Johannes Roberts, director of British ‘hoodie’ horror F visited Bracknell and Wokingham College on Tuesday 12th June to discuss his career and upcoming film, Storage 24, with media students.
|Students waiting for screening to start|
After a screening of F, Roberts was invited to participate in a Q&A with the students in order for them to gain a vital and exciting insight into what it takes to make it in the modern British film industry.
|Johannes tells it how it is|
Johannes began by calling his film studies degree a piece of shit. It’s not quite what us teachers wanted to hear as we encourage many of our students to progress onto a university course. But he did not dismiss the idea of going to university completely. Johannes explained to the assembled students that there are really three ways into the industry:
- Go to Soho and get a job as a runner, perhaps in a post-production house and then work very hard and climb the ladder.
- Go to university if you can afford it. He said university can be a chance to make mistakes, to get access to free equipment and to meet like-minded people.
- Do as Johannes did and just start making films with whatever means you have at your disposal.
Here’s the trailer of hoodie horror F:
Johannes talked about the funding of F which started with £30,000 coming from an investment banker and the budget eventually increased to £100,000. He used many students in the crew and secured the free use of the college that is featured as really the only location in the film. The director said he is drawn to sterile locations like this and has done features in hospitals, a school and his latest takes place in a storage facility. The film was deliberately written with a low budget in mind and therefore it is primarily one location and mostly interiors in order to keep costs down.
The three 16 year olds who played the mysterious, animalistic hoodies were found nearby climbing up walls and were paid nothing for appearing in the film. Another great way to keep costs low! Their movements were all choreographed on set. Johannes mentioned his desire to make a ghost story and this can clearly be seen in his use of the faceless, fleeting glimpses of dark figures that menace his characters.
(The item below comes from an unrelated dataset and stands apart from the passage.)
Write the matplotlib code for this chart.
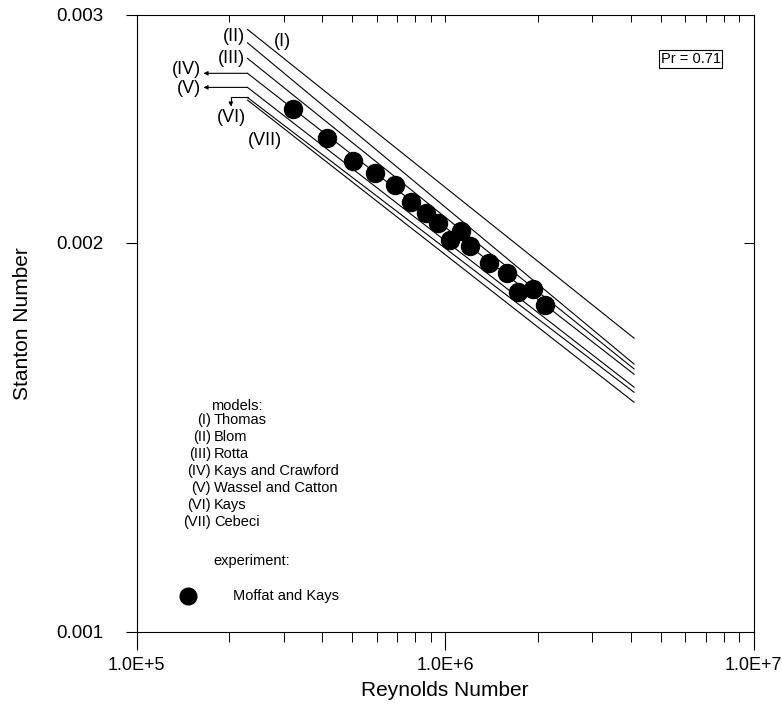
import matplotlib
matplotlib.use("Agg")
import matplotlib.pyplot as plt
from matplotlib.ticker import FixedLocator, NullLocator, LogLocator, NullFormatter
from matplotlib.transforms import ScaledTranslation

plt.rcParams['font.family'] = ['Liberation Sans', 'DejaVu Sans']

# Model correlations (straight lines in log-log), start/end Reynolds numbers
re_start = 2.29e5
re_end = 4.10e6
model_numerals = ["(I)", "(II)", "(III)", "(IV)", "(V)", "(VI)", "(VII)"]
model_names = ["Thomas", "Blom", "Rotta", "Kays and Crawford",
               "Wassel and Catton", "Kays", "Cebeci"]
st_start = [0.002924, 0.002855, 0.002777, 0.002704, 0.002637, 0.002590, 0.002578]
st_end = [0.001687, 0.001611, 0.001597, 0.001582, 0.001546, 0.001532, 0.001505]

# Experiment: Moffat and Kays
re_exp = [3.21e5, 4.14e5, 5.04e5, 5.95e5, 6.88e5, 7.78e5, 8.68e5, 9.51e5,
          1.038e6, 1.124e6, 1.205e6, 1.392e6, 1.585e6, 1.728e6, 1.933e6, 2.110e6]
st_exp = [0.002536, 0.002410, 0.002313, 0.002264, 0.002216, 0.002151, 0.002110,
          0.002072, 0.002010, 0.002040, 0.001989, 0.001928, 0.001894, 0.001833,
          0.001840, 0.001789]

x_ticks = [1e5, 1e6, 1e7]
x_tick_labels = ["1.0E+5", "1.0E+6", "1.0E+7"]
y_ticks = [0.001, 0.002, 0.003]
y_tick_labels = ["0.001", "0.002", "0.003"]

W, H = 782, 710
fig = plt.figure(figsize=(W / 100, H / 100), dpi=100)
L, R, T, B = 136.5, 753.5, 15.0, 631.7
ax = fig.add_axes([L / W, (H - B) / H, (R - L) / W, (B - T) / H])
ax.set_xscale('log')
ax.set_yscale('log')
ax.set_xlim(1e5, 1e7)
ax.set_ylim(0.001, 0.003)

ax.xaxis.set_major_locator(FixedLocator(x_ticks))
ax.set_xticklabels(x_tick_labels)
ax.xaxis.set_minor_locator(LogLocator(base=10, subs=range(2, 10)))
ax.xaxis.set_minor_formatter(NullFormatter())
ax.yaxis.set_major_locator(FixedLocator(y_ticks))
ax.set_yticklabels(y_tick_labels)
ax.yaxis.set_minor_locator(NullLocator())

ax.tick_params(axis='x', which='major', direction='out', length=13, width=0.8, pad=5,
               labelsize=13)
ax.tick_params(axis='x', which='minor', direction='out', length=7, width=0.7)
ax.tick_params(axis='y', which='major', direction='out', length=8, width=0.8, pad=16,
               labelsize=13.5)
for s in ax.spines.values():
    s.set_linewidth(0.8)

# inward ticks on top and right
top = ax.secondary_xaxis('top')
top.xaxis.set_major_locator(FixedLocator(x_ticks))
top.xaxis.set_minor_locator(LogLocator(base=10, subs=range(2, 10)))
top.xaxis.set_minor_formatter(NullFormatter())
top.tick_params(which='both', direction='in', length=5, width=0.7, labeltop=False)
top.spines['top'].set_visible(False)
right = ax.secondary_yaxis('right')
right.yaxis.set_major_locator(FixedLocator([0.002]))
right.yaxis.set_minor_locator(NullLocator())
right.tick_params(which='both', direction='in', length=7, width=0.7, labelright=False)
right.spines['right'].set_visible(False)

ax.set_xlabel("Reynolds Number", fontsize=15, labelpad=5)
ax.set_ylabel("Stanton Number", fontsize=15, labelpad=17)

# model curves
for s0, s1 in zip(st_start, st_end):
    ax.plot([re_start, re_end], [s0, s1], color='black', lw=0.8)

# experimental points
ax.plot(re_exp, st_exp, 'o', ms=13, color='black', linestyle='none')


def shifted(dx, dy):
    return ax.transData + ScaledTranslation(dx / 72, dy / 72, fig.dpi_scale_trans)


lab_kw = dict(fontsize=13, color='black')
# (I), (II), (III)
ax.text(re_start, st_start[0], model_numerals[0], transform=shifted(25.5, -9),
        ha='center', va='center', **lab_kw)
ax.text(re_start, st_start[1], model_numerals[1], transform=shifted(-2, 4.3),
        ha='right', va='center', **lab_kw)
ax.text(re_start, st_start[2], model_numerals[2], transform=shifted(-2, 0),
        ha='right', va='center', **lab_kw)
# (IV), (V) with straight arrows
arrow_kw = dict(arrowstyle='-|>', lw=0.8, color='black', shrinkA=0, shrinkB=0,
                mutation_scale=6)
for i, dy_lab in ((3, 2.4), (4, -0.7)):
    ax.annotate('', xy=(re_start, st_start[i]), xycoords=shifted(-31.7, 0),
                xytext=(re_start, st_start[i]), textcoords='data',
                arrowprops=arrow_kw)
    ax.text(re_start, st_start[i], model_numerals[i], transform=shifted(-33.5, dy_lab),
            ha='right', va='center', **lab_kw)
# (VI) with bent arrow
ax.annotate('', xy=(re_start, st_start[5]), xycoords=shifted(-12, -6.5),
            xytext=(re_start, st_start[5]), textcoords='data',
            arrowprops=dict(arrow_kw, connectionstyle='angle,angleA=180,angleB=90,rad=0'))
ax.text(re_start, st_start[5], model_numerals[5], transform=shifted(-11.5, -14.5),
        ha='center', va='center', **lab_kw)
# (VII)
ax.text(re_start, st_start[6], model_numerals[6], transform=shifted(12.8, -28.8),
        ha='center', va='center', **lab_kw)

# Prandtl number box
ax.text(0.898, 0.929, "Pr = 0.71", transform=ax.transAxes, fontsize=10.5,
        ha='center', va='center',
        bbox=dict(boxstyle='square,pad=0.12', fc='white', ec='black', lw=0.8))

# key for models and experiment
leg_fs = 10.5
ax.text(0.1207, 0.3665, "models:", transform=ax.transAxes, fontsize=leg_fs,
        ha='left', va='center')
row_y = 0.3430
for num, name in zip(model_numerals, model_names):
    ax.text(0.1207, row_y, num, transform=ax.transAxes, fontsize=leg_fs,
            ha='right', va='center')
    ax.text(0.1256, row_y, name, transform=ax.transAxes, fontsize=leg_fs,
            ha='left', va='center')
    row_y -= 0.0275
ax.text(0.1245, 0.1146, "experiment:", transform=ax.transAxes, fontsize=leg_fs,
        ha='left', va='center')
ax.plot([0.084], [0.0585], 'o', ms=12, color='black', transform=ax.transAxes,
        clip_on=False)
ax.text(0.1559, 0.0585, "Moffat and Kays", transform=ax.transAxes, fontsize=leg_fs,
        ha='left', va='center')

fig.savefig("out.png", dpi=100)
Another way to keep costs down was to limit the visible gore as it is expensive and time consuming to produce these make-up effects.
Johannes also discussed the need to be conscious of your audience. Although Studio Canal/Optimum picked the film up for cinema distribution, there were concerns and questions over the protagonist of the horror film being a 65 year man. Johannes recognised the need when writing the script for a younger pretty girl who would appeal more to the target audience of teens, particularly male. This resulted in the casting of Eliza Bennett as the daughter of the protagonist played by David Schofield. He also test screened the film at a college in Peterborough to gain some feedback from the target audience.
The decision to end the film on quite an ambiguous note was also addressed by the director. He justified the very open ending by stating that the film ends with the protagonist facing the most horrific decision that the character would ever have to make. He discussed his desire to use unconventional lighting for a horror movie and the decision to make it his first film shot on digital with hired Red Cams. The filming took three weeks and after a number of changes to the title, it was released on 29 screens.
Johannes also talked about the challenges of filmmaking on low budgets and the difficulties of working in the film industry. He spoke of his first five features that were made by spending lots on credit cards and how after trying unsuccessfully to sell one at Cannes, he realised the importance of having a star. He re-cut the film and managed to get Uri Geller to star in it. He talked of waiting for four years for the phone to ring and how his film F went through 35 drafts before being filmed. He left the students with no delusions that the film industry is an easy life with guarantees of great riches.
|Johannes and students|
It certainly wasn’t all doom and gloom. Johannes emphasised that drive is everything and that filmmakers must always be conscious of their audience. He was very motivational, suggesting that especially now, there is no excuse to not just get filming and producing. He mentioned the fact that feature films are now being shot on cameras like the relatively cheap Canon 5D. He also talked about his inspirations; books like Lord of the Rings and the work of Stephen King and Terry Pratchett and the films Cujo, Platoon and The Breakfast Club.
Finally we moved on to the upcoming Noel Clarke starring science fiction, Storage 24, which is produced by Universal. Both Clarke and Roberts worked on the script originally titled Big Yellow. Again, Johannes used some students in the film’s production. He said he is drawn to driven, hard-working people and discussed the popularity of Clarke. His fan base is huge after films like Kidulthood and Adulthood and when Roberts and Clarke have been to conventions and signings together, Roberts has been astounded by the cues of people waiting to meet Clarke.
It was a fascinating Q&A and incredibly useful for the students to hear not only an inspirational story of how one man has made it in the British film industry but also a very cautionary tale to those students who think that working in film would be an easy life, all glamour and riches.